Each reduction in growth of private consumption would free up resources for additional spending on public health, climate mitigation, transportation and other neglected public needs.
Many wealthy voters have resisted higher taxes, in the common belief that they would make it harder to buy life’s special extras. But that belief is a garden-variety cognitive illusion.
Because truly special things are inherently in short supply, getting them requires outbidding others who want them. But when taxes on top earners go up in tandem, relative bidding power is unchanged. In the wake of a tax increase, therefore, the same scarce luxuries would end up in the same hands as before.
Since the time of President Ronald Reagan and Prime Minister Margaret Thatcher, public policy choices have been heavily shaped by the belief that private markets harness unfettered self-interest to produce the greatest good for all. This view is often erroneously attributed to the economist Adam Smith. He explained that markets often did promote broad social ends. But as he also knew well, they don’t always behave this way.
In “The Wealth of Nations,” for example, Smith advocated taxing the opulent mansions of the wealthy to discourage “the luxuries and vanities of life.” He would have recognized that in modern, high-income societies, the spending interests of individual consumers are nowhere more at odds with broader societal interests than in domains like public health and climate mitigation.
As the pandemic recedes, therefore, legislators will face a choice between two starkly different futures.
In one — call it Society A — $50,000 cars, 4,000-square-foot houses and $40,000 weddings would soon be the norm. This society would invest little in hospital surge capacity, medical research, green energy and infrastructure.

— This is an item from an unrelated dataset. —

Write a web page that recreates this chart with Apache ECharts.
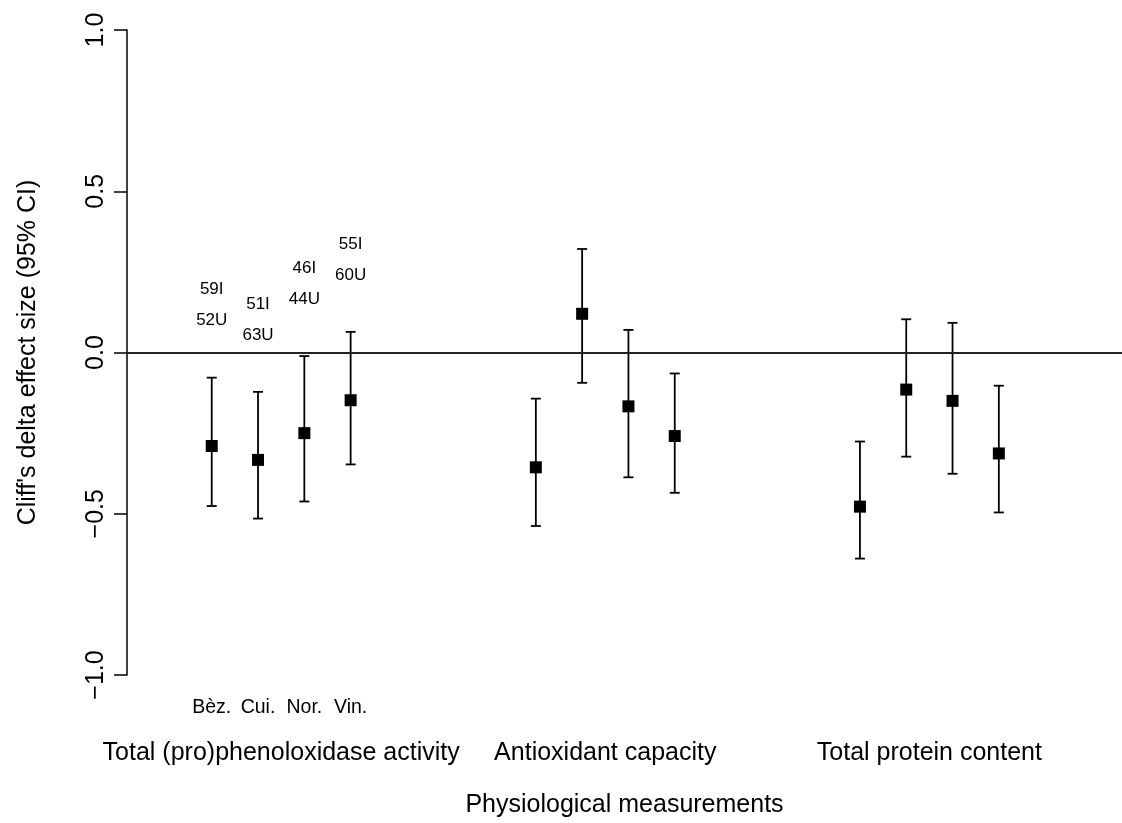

In the other — Society B — private consumption would be lower, with $25,000 cars, 2,500-square-foot houses and $15,000 weddings the norm; but public investment in this society would be substantially higher than current U.S. levels.
The spending pattern in Society A describes where the United States will soon be if pre-pandemic trends continue. Society B describes where the country could be if public policy steered spending in significantly different directions.
Findings from decades of careful research in behavioral sciences are helpful in thinking about the choice between these two societies. These findings, which are consistent with recent experience under the pandemic, support two robust conclusions:
People would be both happier and healthier in Society B.
The additional tax revenue to finance the investments necessary to sustain Society B would require fewer painful sacrifices than most people think.
There will be many candidates who favor a version of Society A on this November’s election ballots, and many others who favor something much closer to Society B. Which society a future America will resemble more closely will depend largely on which candidates voters choose.